Sure, the game is over when someone captures the king, but the queen is the heart of the game, Barret said. “She’s powerful. She’s fabulous.”
Those attributes are surely what many designers attempt to present when they subtly or explicitly use iconic queenly imagery within their work, or at least that’s what “A Queen Within” explores.
Highlights of the exhibition will include an Alexander McQueen cocktail dress emblazoned with an image of muse and provocateur Isabella Blow; Hussein Chalayan’s iconic bubble dress from Spring 2007; Maison Martin Margiela’s Spring 2001 vest made entirely from baseball gloves; and Iris van Herpen’s snake dress from her Capriole haute couture collection.
Select works from famed photographer Anne Deniau’s recent book, “Love Looks Not With the Eyes,” which contains more than 400 never-before-seen photos of Alexander McQueen shot during his working process and fashion shows, will be highlighted in conjunction with an exhibition at Phillip Slein Gallery.

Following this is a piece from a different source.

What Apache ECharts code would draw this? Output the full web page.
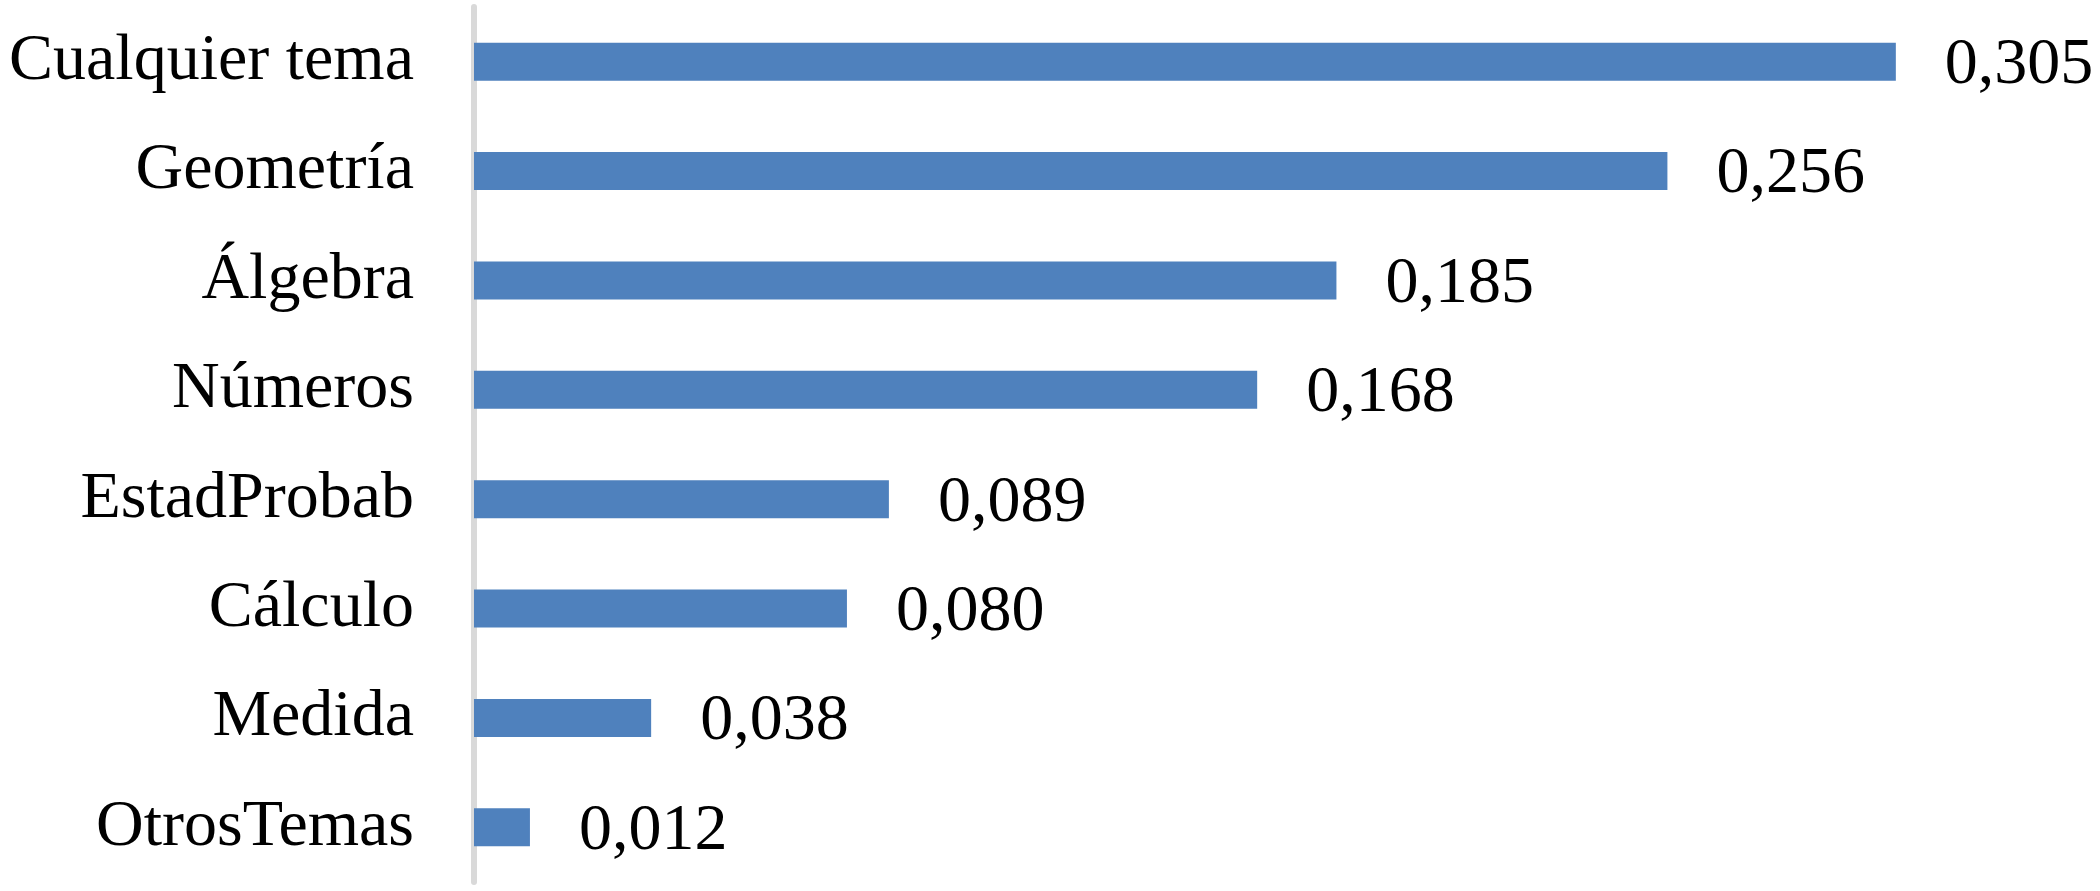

“A Queen Within” plans to explores the relationship of power, risk-taking and the queen’s inherent femininity.
So it was not without irony that the exhibition committee took note that despite the value and dominance of this prized female game piece, the ranks of female chess players are relatively few.
GIRLS NOT INSPIRED BY QUEENS
Surveys suggest that girls and boys start playing chess in equal numbers as young children but that something happens around the age of 11.
“We have started chess classes, and lo and behold there’s not one lady in that room,” said Mary Beth McGivern, head of Metro East Montessori School. “It just boggled my mind. It sort of got me upset. It’s a magnificent mind game, and I want them in there.”
She suspected that some girls were intimidated.
Peggy Meyer, principal of Woerner Elementary in St. Louis, explained that the school has had a chess program for a few years, but it wasn’t until it adopted single-gender classes that the girls started playing.
“They love it. I haven’t heard one complaint,” said Meyer. “Now I’m wondering if not having the boys in class really made that much of a difference. I never thought of it before.”
But, Meyer said, “We do know that more girls are likely to step up into leadership roles when boys are out of the equation.”
Meyer said that around fifth grade, the age of their chess program, “girls start to become young ladies and are a little bit more worried about their appearance and how girly they look. So it’s kind of a challenge to get them interested in something like chess … but if you pull boys out of the equation, it works.”
Shahade, who had the benefit of a chessmaster father, noted a Catch-22. The ranks of women playing chess are getting better, “but I think the deterrent is that more women don’t already play.”
“What’s funny is that those who do (play) tend to dress very feminine. I do. Maybe it’s because we are constantly surrounded by men and want to assert ourselves. It’s interesting.”
Sounds like something a queen would do.